GÜNÜMÜZDE bir kişinin istihdam edilebilmesi için üniversite diploması öncelikli referans olarak karşımıza çıkıyor. Birden fazla üniversiteyi bitirip, doktora yapanlar da iş bulmakta zorlanıyor olsalar da dayısı/amcası olanlar, kariyerine bakılmaksızın elindeki diploması ile herhangi bir işe yerleştiriliyor.
Daha önce 'Üniversite' denildiğinde, akademik, bilimsel çalışmaların yapıldığı yapılar olarak bilinirdi.
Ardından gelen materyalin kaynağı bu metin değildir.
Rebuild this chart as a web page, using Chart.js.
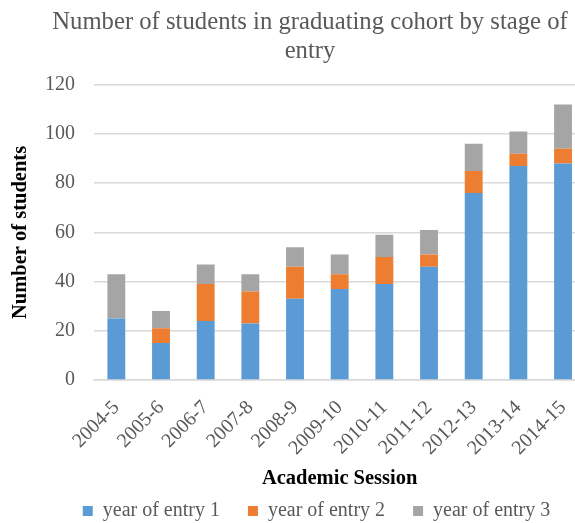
<!DOCTYPE html>
<html>
<head>
<meta charset="utf-8">
<script src="https://cdn.jsdelivr.net/npm/chart.js@4/dist/chart.umd.min.js"></script>
<style>
  html, body { margin: 0; padding: 0; background: #fff; overflow: hidden; }
  #wrap { position: relative; width: 596px; height: 523px; }
</style>
</head>
<body>
<div id="wrap"><canvas id="c"></canvas></div>
<script>
// Academic sessions and students per stage of entry
const sessions = ['2004-5','2005-6','2006-7','2007-8','2008-9','2009-10','2010-11','2011-12','2012-13','2013-14','2014-15'];
const entryYear1 = [25, 15, 24, 23, 33, 37, 39, 46, 76, 87, 88];
const entryYear2 = [0, 6, 15, 13, 13, 6, 11, 5, 9, 5, 6];
const entryYear3 = [18, 7, 8, 7, 8, 8, 9, 10, 11, 9, 18];
const yTicks = [0, 20, 40, 60, 80, 100, 120];

const serif = "'Liberation Serif', 'Times New Roman', serif";
const grey = '#595959';

const barStyle = { barPercentage: 0.4, categoryPercentage: 1.0, borderWidth: 0 };

// Title and legend are centred on the chart's outer frame, which is wider
// than the visible window; the legend row sits just under the axis title.
const frameCentre = {
  id: 'frameCentre',
  afterLayout(chart) {
    const t = chart.titleBlock;
    if (t) { t.left = 0; t.right = 620; t.width = 620; }
    const lg = chart.legend;
    if (lg) {
      lg.left = 43; lg.right = 590; lg.width = 547;
      lg.top = 473; lg.bottom = 523; lg.height = 50;
    }
  }
};

new Chart(document.getElementById('c'), {
  type: 'bar',
  data: {
    labels: sessions,
    datasets: [
      { label: 'year of entry 1', data: entryYear1, backgroundColor: '#5b9bd5', ...barStyle },
      { label: 'year of entry 2', data: entryYear2, backgroundColor: '#ed7d31', ...barStyle },
      { label: 'year of entry 3', data: entryYear3, backgroundColor: '#a5a5a5', ...barStyle }
    ]
  },
  plugins: [frameCentre],
  options: {
    responsive: true,
    maintainAspectRatio: false,
    animation: false,
    layout: { padding: { left: 0, right: 0, top: 8, bottom: 0 } },
    plugins: {
      title: {
        display: true,
        text: ['Number of students in graduating cohort by stage of', 'entry'],
        color: grey,
        font: { family: serif, size: 24.7, weight: 'normal', lineHeight: 1.17 },
        padding: { top: 0, bottom: 19 },
        align: 'center',
        fullSize: true
      },
      legend: {
        position: 'bottom',
        maxHeight: 35,
        labels: {
          color: grey,
          font: { family: serif, size: 20 },
          boxWidth: 10,
          boxHeight: 10,
          padding: 28
        }
      },
      tooltip: { enabled: false }
    },
    scales: {
      x: {
        stacked: true,
        afterFit: (scale) => { scale.height = 108; },
        grid: { display: false, drawTicks: false },
        border: { display: true, color: '#d9d9d9', width: 1.5 },
        ticks: {
          color: grey,
          font: { family: serif, size: 20 },
          minRotation: 45,
          maxRotation: 45,
          padding: 16
        },
        title: {
          display: true,
          text: 'Academic Session',
          color: '#000',
          font: { family: serif, size: 20.5, weight: 'bold', lineHeight: 1.2 },
          padding: { top: 0, bottom: -3 }
        }
      },
      y: {
        stacked: true,
        min: 0,
        max: 120,
        afterBuildTicks: (scale) => { scale.ticks = yTicks.map(v => ({ value: v })); },
        afterFit: (scale) => { scale.width = 94; },
        grid: { color: '#d9d9d9', lineWidth: 1.5, drawTicks: false },
        border: { display: false },
        ticks: {
          color: grey,
          font: { family: serif, size: 20 },
          padding: 19
        },
        title: {
          display: true,
          text: 'Number of students',
          color: '#000',
          font: { family: serif, size: 20.5, weight: 'bold', lineHeight: 1.2 },
          padding: { top: 8, bottom: 0 }
        }
      }
    }
  }
});
</script>
</body>
</html>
O yüzden, yaşı bir hayli ilerlemiş olanlar 'Profofesör' unvanı ile anılırdı. Bu unvanı alabilmek için araştırmalar, çalışmalar yapılması, kitaplar yazılması gerekiyordu. Üniversiteden mezun olduktan sonra bu kariyer peşinde koşanların ortaya koyduğu somut çalışmaları mevcuttu.
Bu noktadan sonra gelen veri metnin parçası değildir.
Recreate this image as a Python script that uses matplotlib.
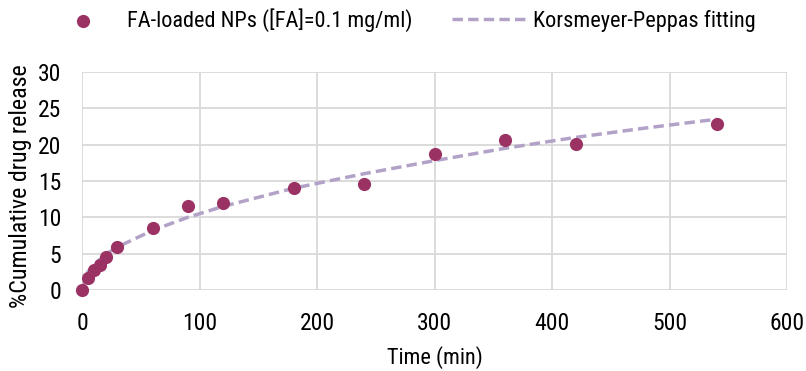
import numpy as np
import matplotlib.pyplot as plt

plt.rcParams['font.family'] = ['Roboto Condensed', 'Archivo Narrow', 'Liberation Sans', 'DejaVu Sans']

# measured release data
time_min = [0, 5, 10, 15, 20, 30, 60, 90, 120, 180, 240, 300, 360, 420, 540]
release = [0.0, 1.65, 2.7, 3.5, 4.6, 5.9, 8.6, 11.5, 12.0, 14.0, 14.55, 18.75, 20.7, 20.1, 22.85]

# Korsmeyer-Peppas fit
fit_time = [0, 5, 10, 20, 30, 60, 90, 120, 180, 240, 300, 360, 420, 480, 540]
fit_release = [0.0, 2.5, 3.5, 4.9, 5.9, 8.2, 10.0, 11.5, 14.0, 16.0, 17.8, 19.5, 21.0, 22.3, 23.5]

fig = plt.figure(figsize=(8.06, 3.71), dpi=100)
ax = fig.add_axes([82/806, 1-290/371, 705/806, 218/371])

ax.plot(fit_time, fit_release, linestyle=(0, (3, 1.5)), color='#B3A2C7', lw=2.5,
        label='Korsmeyer-Peppas fitting', zorder=2)
ax.scatter(time_min, release, s=90, color='#9B3264', zorder=3, linewidths=0,
           label='FA-loaded NPs ([FA]=0.1 mg/ml)', clip_on=False)

ax.set_xlim(0, 600)
ax.set_ylim(0, 30)
ax.set_xticks(range(0, 601, 100))
ax.set_yticks(range(0, 31, 5))
ax.grid(True, color='#D9D9D9', lw=1.3)
ax.set_axisbelow(True)
for s in ax.spines.values():
    s.set_visible(False)
ax.tick_params(length=0, labelsize=17, colors='#000000')
ax.tick_params(axis='x', pad=16)
ax.tick_params(axis='y', pad=15)
ax.set_xlabel('Time (min)', fontsize=16, labelpad=8)
ax.set_ylabel('%Cumulative drug release', fontsize=17.3, labelpad=4)
ax.yaxis.label.set_y(0.475)

h, l = ax.get_legend_handles_labels()
fig.legend(h[::-1], l[::-1], loc='center', bbox_to_anchor=(401/806, 1-20/371), ncol=2,
           frameon=False, fontsize=16, columnspacing=1.75, handlelength=3.3,
           handletextpad=0.35)

fig.savefig('out.png', dpi=100)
''Yozgat'ta işsizler ordusuna yeni lise mezunları katıldı'' şeklinde haberler yapardık. Günümüzde her yıl binlerce üniversite mezunu işsizler ordusundaki yerini alıp, yıllarca sınavlara giriyor, işe giremiyor.
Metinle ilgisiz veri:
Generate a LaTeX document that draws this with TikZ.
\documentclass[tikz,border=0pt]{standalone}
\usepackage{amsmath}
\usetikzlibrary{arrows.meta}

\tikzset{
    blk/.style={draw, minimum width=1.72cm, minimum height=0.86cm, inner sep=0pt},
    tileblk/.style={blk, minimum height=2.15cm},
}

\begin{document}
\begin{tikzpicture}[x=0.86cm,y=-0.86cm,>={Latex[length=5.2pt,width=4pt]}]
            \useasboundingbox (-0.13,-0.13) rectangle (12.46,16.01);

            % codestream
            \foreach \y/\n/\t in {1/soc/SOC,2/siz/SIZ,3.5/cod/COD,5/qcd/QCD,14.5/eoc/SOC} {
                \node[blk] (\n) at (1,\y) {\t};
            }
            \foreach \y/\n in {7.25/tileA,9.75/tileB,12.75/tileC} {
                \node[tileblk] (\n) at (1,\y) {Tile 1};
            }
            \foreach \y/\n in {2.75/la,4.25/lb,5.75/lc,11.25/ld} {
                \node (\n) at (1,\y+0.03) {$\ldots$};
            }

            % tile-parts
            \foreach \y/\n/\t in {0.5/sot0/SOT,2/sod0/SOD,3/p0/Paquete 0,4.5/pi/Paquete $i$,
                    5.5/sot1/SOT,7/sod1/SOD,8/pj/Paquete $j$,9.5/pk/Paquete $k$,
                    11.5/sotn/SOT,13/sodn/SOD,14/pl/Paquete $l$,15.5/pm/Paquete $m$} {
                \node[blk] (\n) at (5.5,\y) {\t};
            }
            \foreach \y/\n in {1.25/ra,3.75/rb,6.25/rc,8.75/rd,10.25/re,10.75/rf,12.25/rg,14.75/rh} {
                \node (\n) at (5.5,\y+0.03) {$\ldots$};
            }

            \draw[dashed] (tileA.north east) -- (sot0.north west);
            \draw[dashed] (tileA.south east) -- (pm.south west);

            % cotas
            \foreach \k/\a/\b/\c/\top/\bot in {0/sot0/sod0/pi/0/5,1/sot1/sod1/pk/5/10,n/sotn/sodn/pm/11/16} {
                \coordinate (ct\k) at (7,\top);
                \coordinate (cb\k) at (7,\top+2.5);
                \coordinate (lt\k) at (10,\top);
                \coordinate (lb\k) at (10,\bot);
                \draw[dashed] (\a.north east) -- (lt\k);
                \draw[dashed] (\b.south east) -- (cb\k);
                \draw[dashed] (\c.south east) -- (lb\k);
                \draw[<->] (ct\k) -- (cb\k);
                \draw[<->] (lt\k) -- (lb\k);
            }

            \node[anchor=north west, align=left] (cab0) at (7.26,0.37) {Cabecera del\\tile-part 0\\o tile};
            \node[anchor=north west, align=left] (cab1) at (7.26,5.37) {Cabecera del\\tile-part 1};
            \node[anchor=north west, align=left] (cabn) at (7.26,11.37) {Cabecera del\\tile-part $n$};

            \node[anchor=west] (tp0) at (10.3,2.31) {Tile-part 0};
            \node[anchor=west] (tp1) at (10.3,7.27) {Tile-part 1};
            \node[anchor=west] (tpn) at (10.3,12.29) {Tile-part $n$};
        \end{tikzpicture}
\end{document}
Tüm bunlar da gösteriyor ki; Türkiye'de eğitim sistemi yeniden değerlendirilip, anaokulundan üniversiteye kadar geçen süreç yeniden ele alınıp, yapılandırılmasına ihtiyaç vardır. Önceki eğitim sisteminin birden fazla aksaklıkları vardı. Lise mezunları iş buluyor, ortaokul ve ilkokul mezunları iş bulmakta zorlanmış olsa da hizmet sektöründe istihdam ediliyorlardı. Üniversite mezunları, uzmanlık alanı doğrultusunda üst düzey yönetici olarak kurumlarda görev alabiliyorlardı.
Özel Eğitim sisteminin ön plana çıktığı günümüzde eğitim alanında yaşanılan sorunlar, toplumsal yapımızda da ciddi sorunlara neden olmaktadır. O nedenle sistemin Türkiye gerçeği ile yapılandırılması gerekir.